An excerpt from the introduction should give you the flavor:
Frank grew up on the wheated plains of eastern Montana. St. Clair hails from the humid cornfields of central Indiana. These states span the glaciated heart of the continent, a region carved and ground-smooth by the weight of ice. From a distance, the terrain of the Great Plains appears homogenous.

From a distance so do its politics and demographics. You must look closer to discover the diversity, the radical nuances.

Even the Republicanism of Indiana, sired as it was by the rigid Lutheranism of German immigrants, is wildly different from the libertarian, anti-government Republicanism of Montana and the Rocky Mountain Front. They are not one. Except on the two-color map of American politics, or Barack Obama’s electoral playbook, which writes off this vast region almost completely.

Neither of us fit in the geo-ideological matrix contrived by the mainstream political establishment. Neither do thousands of others, left, right and anarcho-libertarians, who reside in the forgotten midsection of the nation.

And not all of us are children of Ken Kesey and Ed Abbey. Some follow in the footsteps of David Koresh, Reies Tijerina, Randy Weaver, Elvira Arellano or Mary Dann.
I disagree with part of that: To judge from his recent campaign stops, Obama isn't writing off the region, to his credit. I have my disagreements, as you'd expect, with other portions of the book as well. I could do without the interview with Ward Churchill, for example, in which the radical ex-prof defends himself against the charges that got him fired from his university job. I didn't follow the Churchill case closely enough to have an educated opinion of how good his defense is, but when he turns to a topic I did follow closely -- the case of Michael Bellesiles, disgraced author of the firmly refuted tome Arming America -- he mangles the facts so wildly that I have a hard time trusting the other things he says.

But there's a lot of good stuff here too: Alan Bock on Ruby Ridge, Dean Kuipers on Rainbow Farm, David Underhill on Veterans for Peace, Kirkpatrick Sale on secession, Brenda Norrell on resistance to property seizures along the border. There are reports from the South, from the Rockies, from the desert states, from the Midwestern flatlands, from Indian country. Even the essays I don't agree with deal with important stories that for the most part haven't penetrated the mainstream media. The book is worth a look.

Speaking of the red states -- and speaking of self-promotion -- I wrote an obit of sorts for Jesse Helms at the Reason site. Here's an excerpt:
If you asked the average liberal about Helms in 1995, there were two things he was likely to tell you: that the senator was a racist and that the senator was a censor.
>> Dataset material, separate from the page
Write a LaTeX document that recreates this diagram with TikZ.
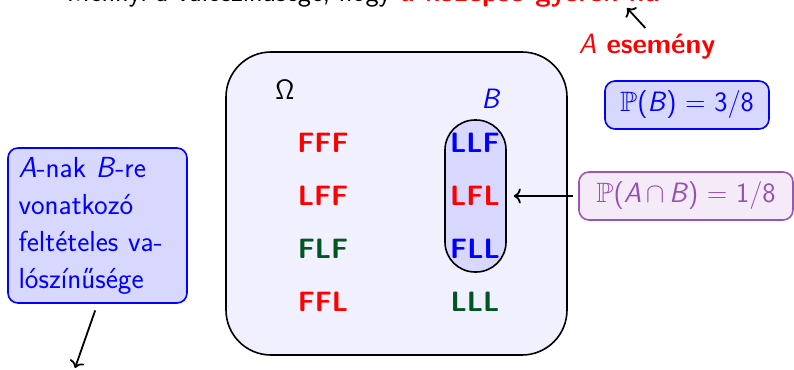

The evidence for the first charge, if you cared to ask, would be a TV ad he ran in his 1990 campaign, in which a white man crumples a job application after a racial quota keeps him from finding work. The evidence for the second charge would be Helms' crusade against the National Endowment for the Arts, a federal program that funded material he considered obscene.

In other words, the typical Helms-bashers were actually prettifying the picture. The man was a Jim Crow nostalgist who wanted to obliterate the line between church and state, and they were whining about his run-of-the-mill conservative stances on affirmative action and Robert Mapplethorpe. You'd think Helms was just another Republican, notable only for his accent and his ties to the tobacco industry. But he was much more than that. You needn't favor racial preferences or federal art subsidies to find Jesse Helms objectionable.
And then I get into the details. The article was denounced on Stormfront, so I must be doing something right.